The next activity of reason I want to mention is the critical examination of the thoughts that come into the mind during prayer. It is no fun to raise questions about our ability to discern Adjuster guidance, but many of us have had the experience of doing what we inwardly felt was right and then finding out later that we were wrong. The Adjuster, perhaps, had been trying to help us be true to the best we knew, but we simply hadn’t done our homework. We didn’t know what was truly best.
Imagine a young child whose mother has warned him not to swim in a dangerous river. Suppose the child ignores the warnings, keenly wants to swim in the river, and then consults inwardly about the best thing to do. What “guidance” is the child likely to perceive? Excellent prayer requires us to “… surrender every wish of mind and every craving of soul to the transforming embrace of spiritual growth.” (UB 91:9.4) Disobedience and needless ignorance can block reason and frustrate the prayer process. For adults who know what they are doing this is serious business: “If man will not listen to the Gods as they speak to their creation of the laws of spirit, mind, and matter, the very act of such deliberate and conscious disdain by the creature turns the ears of spirit personalities away from hearing the personal petitions of such lawless and disobedient mortals.” (UB 146:2.3)
So we must challenge ourselves. Suppose in the quiet time following prayer a beautiful thought arises in consciousness. We need to remember that this may be an Adjuster-sponsored answer or it may not. Perhaps it is simply a creative product of the human mind, fusing conscious and unconscious material into a new and satisfying synthesis. Because we do not know the origin of our new idea, we must simply evaluate it for its intrinsic worth. The warning is clear: ““… it is hazardous to attempt the differentiation of the Adjusters’ concept registry from the more or less continuous and conscious reception of the dictations of mortal conscience. These are problems which will have to be solved through individual discrimination and personal decision. But a human being would do better to err in rejecting an Adjuster’s expression through believing it to be a purely human experience than to blunder into exalting a reaction of the mortal mind to the sphere of divine dignity… More often, in beings of your order, that which you accept as the Adjuster’s voice is in reality the emanation of your own intellect. This is dangerous ground, and every human being must settle these problems for himself in accordance with his natural human wisdom and superhuman insight.”” (UB 110:5.5-6)

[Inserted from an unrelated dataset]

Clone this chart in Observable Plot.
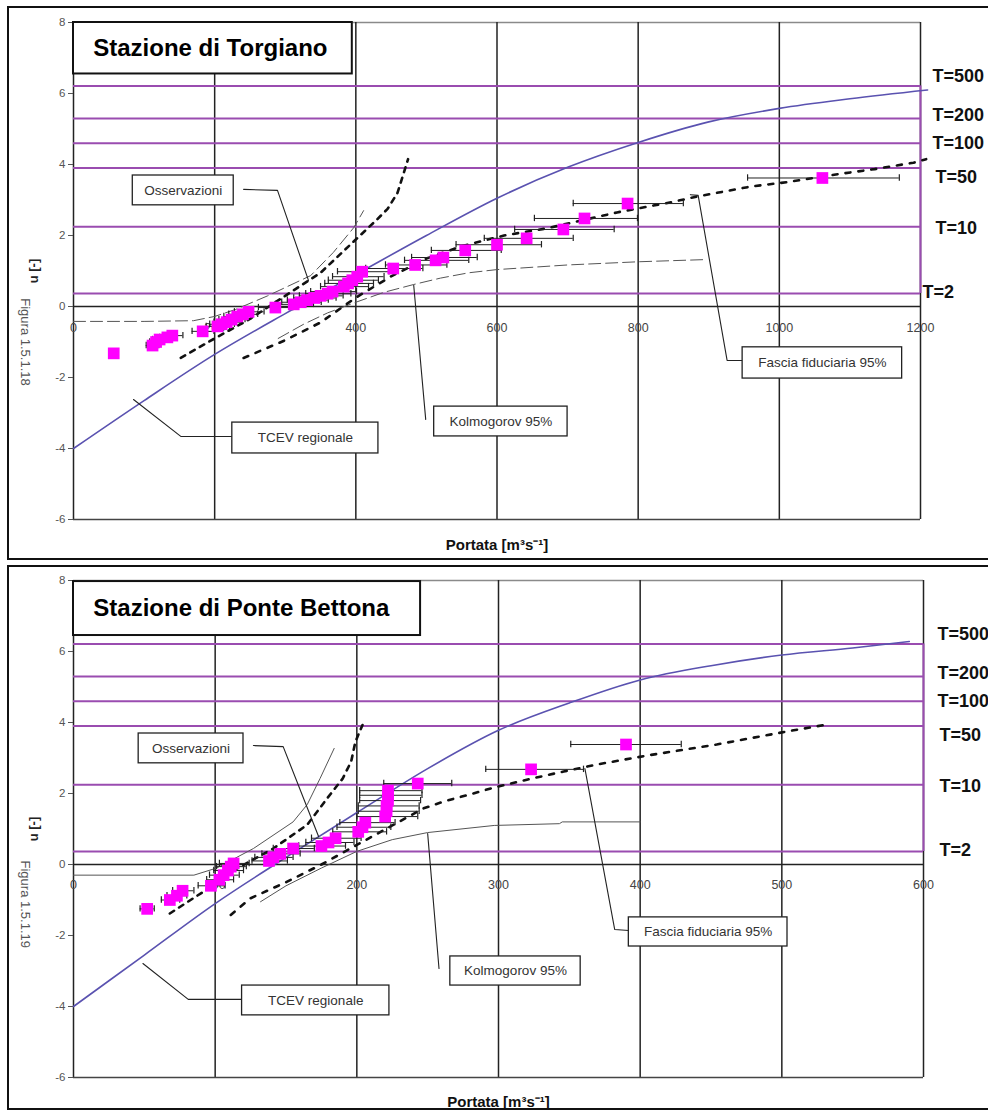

“The technique whereby you can accept another’s idea as yours is the same whereby you may ‘let the mind which was in Christ be also in you.’” (UB 102:4.1) What do we do when accepting a friend’s idea? We consider it, think about it, put it in the context of other things that we know, find reasons to support it, and draw conclusions from it and test them with foresight we look before we leap. While at times something a friend will say rings true immediately, we do not simply open ourselves up to an authority, put ourselves in a heightened state of passivity, and follow whatever seems to be the most emotionally satisfying advice. We turn over the ideas in our minds, both because there might be some doubt that the idea is good and because we want to understand what would be involved in accepting the idea. We do not need to doubt the guidance of God, but we do need to test our mind’s deliverance sour perceptions of divine guidance.
For students of The URANTIA Book, using our reason implies careful study of the revelation. We can trust that inner guidance will not contradict epochal revelation. And as we study the book we become more aware of the “vocabulary” of concepts that the Adjuster is trying to use in communicating with the human mind.

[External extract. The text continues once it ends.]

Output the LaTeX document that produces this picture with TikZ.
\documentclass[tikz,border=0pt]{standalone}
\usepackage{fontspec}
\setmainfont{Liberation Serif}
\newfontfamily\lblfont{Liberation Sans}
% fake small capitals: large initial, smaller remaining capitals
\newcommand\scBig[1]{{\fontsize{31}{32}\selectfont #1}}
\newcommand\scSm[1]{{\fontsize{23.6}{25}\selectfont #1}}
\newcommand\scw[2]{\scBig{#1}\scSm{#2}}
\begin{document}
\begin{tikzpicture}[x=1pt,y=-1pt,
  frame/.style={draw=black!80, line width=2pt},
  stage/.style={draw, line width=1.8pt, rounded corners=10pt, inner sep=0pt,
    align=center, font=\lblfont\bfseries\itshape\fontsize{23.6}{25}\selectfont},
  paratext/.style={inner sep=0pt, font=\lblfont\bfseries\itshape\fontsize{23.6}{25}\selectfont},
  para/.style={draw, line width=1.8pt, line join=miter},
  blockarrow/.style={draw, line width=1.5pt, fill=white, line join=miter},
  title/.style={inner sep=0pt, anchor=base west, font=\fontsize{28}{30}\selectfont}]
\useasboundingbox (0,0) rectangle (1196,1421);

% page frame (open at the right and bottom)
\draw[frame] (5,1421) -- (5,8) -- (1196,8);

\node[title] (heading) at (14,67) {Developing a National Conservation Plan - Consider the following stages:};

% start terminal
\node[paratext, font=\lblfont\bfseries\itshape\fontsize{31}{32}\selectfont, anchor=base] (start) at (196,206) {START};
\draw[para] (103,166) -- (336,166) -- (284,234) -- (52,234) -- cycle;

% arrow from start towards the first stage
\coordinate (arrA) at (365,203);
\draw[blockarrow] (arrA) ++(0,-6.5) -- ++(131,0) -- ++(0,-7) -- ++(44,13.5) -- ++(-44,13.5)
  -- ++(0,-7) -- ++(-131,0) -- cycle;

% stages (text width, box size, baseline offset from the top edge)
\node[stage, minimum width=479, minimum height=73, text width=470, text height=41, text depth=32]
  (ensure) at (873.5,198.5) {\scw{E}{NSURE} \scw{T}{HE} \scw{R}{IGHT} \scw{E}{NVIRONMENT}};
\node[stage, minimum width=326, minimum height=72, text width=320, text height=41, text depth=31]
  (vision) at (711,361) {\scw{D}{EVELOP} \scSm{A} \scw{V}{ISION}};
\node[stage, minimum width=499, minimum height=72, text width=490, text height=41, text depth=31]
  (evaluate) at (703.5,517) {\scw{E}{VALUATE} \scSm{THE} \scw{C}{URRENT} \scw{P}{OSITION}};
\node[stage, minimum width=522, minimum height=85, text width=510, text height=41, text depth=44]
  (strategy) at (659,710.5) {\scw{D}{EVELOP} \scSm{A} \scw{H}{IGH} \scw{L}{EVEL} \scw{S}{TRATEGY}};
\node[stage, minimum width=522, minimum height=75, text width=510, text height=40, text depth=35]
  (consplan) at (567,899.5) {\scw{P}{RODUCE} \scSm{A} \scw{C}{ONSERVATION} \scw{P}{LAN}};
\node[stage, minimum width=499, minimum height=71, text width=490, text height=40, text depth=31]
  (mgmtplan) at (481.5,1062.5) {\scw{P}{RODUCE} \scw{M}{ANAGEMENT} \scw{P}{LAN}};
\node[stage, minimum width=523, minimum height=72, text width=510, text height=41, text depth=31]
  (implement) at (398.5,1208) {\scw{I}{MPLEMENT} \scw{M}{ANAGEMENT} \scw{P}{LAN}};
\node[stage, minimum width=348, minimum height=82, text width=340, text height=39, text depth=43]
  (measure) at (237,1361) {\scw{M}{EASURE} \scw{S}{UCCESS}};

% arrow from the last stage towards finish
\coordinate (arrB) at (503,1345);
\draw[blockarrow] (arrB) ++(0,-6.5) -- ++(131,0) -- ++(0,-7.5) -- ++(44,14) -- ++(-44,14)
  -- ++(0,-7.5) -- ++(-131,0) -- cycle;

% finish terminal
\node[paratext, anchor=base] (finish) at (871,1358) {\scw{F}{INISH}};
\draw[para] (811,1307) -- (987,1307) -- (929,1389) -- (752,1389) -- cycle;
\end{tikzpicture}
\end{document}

Jesus had high standards for study: he himself was a good student at school; during one period of his life, while boat-building in Capernaum, “… he spent at least five evenings a week at intense study.” (UB 129:1.9) During the first four months they were together, Jesus led the six original apostles in more than a hundred training sessions (UB 137:7.1); they went two evenings a week to study the existing scriptures of the day (UB 137:8.1). Two years later during the training of the evangelists, Jesus would challenge Thomas to be more penetrating in his study of the story of Adam and Eve: “Why do you refuse to comprehend the meaning of the record…? And why do you refuse to interpret the meaning of the record…” (UB 148:4.7) He told Nathaniel that “… there is much in the Scriptures which would have instructed you if you had only read with discernment.” (UB 148:5.5) And he addressed the same message to John: “My son, you do not comprehend the meaning of adversity or the mission of suffering. Have you not read that masterpiece of Semitic literature — the Scripture story of the afflictions of Job?” (UB 148:6.2) Eventually he would stun the religious leaders by telling them that their questions were the result of their not knowing either the Scriptures or the living power of god.
Jesus expected the intellectually capable to remember what he said, “And do you not remember that I said to you once before that, if you had your spiritual eyes anointed, you would then see the heavens opened and behold the angels of God ascending and descending?” (UB 167:7.4) One saying should be enough. And now we have the Spirit of Truth to help us recall and understand Jesus’ words,
Before telling a parable, Jesus once said, “‘I would test you to know how you would receive this.’” (UB 151:3.15) The same high expectations that he had for his listeners then pertain today to us as readers.
Our ascendant career, “… the supreme study of mortal man” (UB 40:7.4), is illuminated tremendously by the religious life of Jesus, that knowledge “… of greatest value…” (UB 196:1.3) Is all this study an end in itself? Of course not. Spiritual realities and personal relationships alone are ends in themselves. The coordination of knowledge and striving is beautifully presented to us: “One of the most important things in human living is to find out what Jesus believed, to discover his ideals, and to strive for the achievement of his exalted life purpose.” (UB 196:1.3)
Mysticism is that distortion of religion which results when we have too small a proportion of reasoning and socialization in our efforts Godward. Fanaticism occurs when commonplace obligations are neglected, or when linear, single-minded devotion to a project, however noble, departs from the elliptical direction of divine guidance. The maturity of the vision of religion presented in The URANTIA Book is destined to make mysticism and fanaticism obsolete. While skeptics look at the irrational episodes of planetary religious history and propose to supplant faith by reason, the book says, “Faith is a traitor when it fosters betrayal of intellectual integrity …” (UB 101:8.3)
Let us all enjoy the full and harmonious exercise of our faculties as we coordinate the thorough study of The URANTIA Book, a keen knowledge of the world around us, rigorous deductions from facts with moral implications, and the surprising benefits of group wisdom. Then we can be all the more prepared for the enlarged revelations of God’s will that the indwelling spirit has for each one of us.